La emancipación del Capital mercantiliza objetos y prácticas hasta casi no dejar nada afuera, amplía la cantidad y oportunidad de operaciones económicas no-legales y reduce la capacidad del capital de absorber a la población activa de manera estable (el «empleo legítimo» que todavía ofrecen los políticos). Prácticas como el leasing, las «posiciones en corto» o el propio modelo de start up generaron capitalistas sin capital en el vértice superior del capitalismo. Más mercancías, menos ley, más gente sobrante. Más mercados informales. Los Estados y el Capital no dejarán de presionarlos para condicionar o redireccionar su funcionamiento pero no pueden suprimirlos ni pretenden hacerlo. Forman parte de su presente y de todos los futuros que podamos imaginar. Si el orden global colapsa, serán el backup que mantendrá la distribución de bienes en los pedazos que sobrevivan; si el orden global escala, serán la plataforma territorial que le dé asiento y condición de posibilidad en cada punto del planeta; si el flujo tecnocapitalista escapa del control humano, serán nuestro refugio, quizás lo último que quede de aquello que alguna vez llamamos «sociedad civil». Montesquieu decía que el comercio dulcifica el carácter y una «república mercantil» podía ser más pacífica y hospitalaria que las austeras y marciales repúblicas antiguas. Ojalá siga siendo cierto.

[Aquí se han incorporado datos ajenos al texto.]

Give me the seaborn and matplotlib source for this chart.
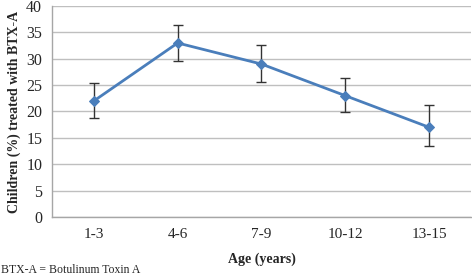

En los últimos cien años Argentina tuvo una relación inestable con el flujo tecnofinanciero: plenamente integrada hasta 1930, considerablemente aislada hasta 1950, intentando reconectarse con poco éxito hasta 1990, y con más éxito hasta julio de 2001. Desde entonces volvimos a cerrarnos, confiando primero en nuestras exportaciones de soja y luego en nuestra inimitable manera de hacer las cosas: campeones del mundo, peronismo universal. A partir de 2013 volvieron los intentos fallidos por reconectarnos. Mientras tanto, el sector informal fue fermentando bajo las lajas de una economía entumecida: en el empleo negro, en los supermercados chinos, en la bolsa blanca sojera, en las autopartes manchadas con sangre, en las torres y barrios privados construidos con ahorros inconfesables. Y en los mercados informales. Esa capa mullida de fermento amortiguó los golpes de la macroeconomía hasta que empezó a aflorar entre las lajas del país legal. El Centro de distribución de Mercado Libre está a 10 minutos en auto de La Salada. Esa capa mullida de fermento está más conectada al funcionamiento del mundo que gran parte de nuestra economía formal. Y que nuestros representantes.
Me preocupa la democracia, me preocupa la paz social, me preocupan el pluralismo y los derechos adquiridos. Soy un progre. Pero el futuro del país se juega en la reconexión con el flujo tecnofinanciero y en la gestión de ese fermento que ya es el suelo que nos sostiene. Y el futuro empieza este domingo.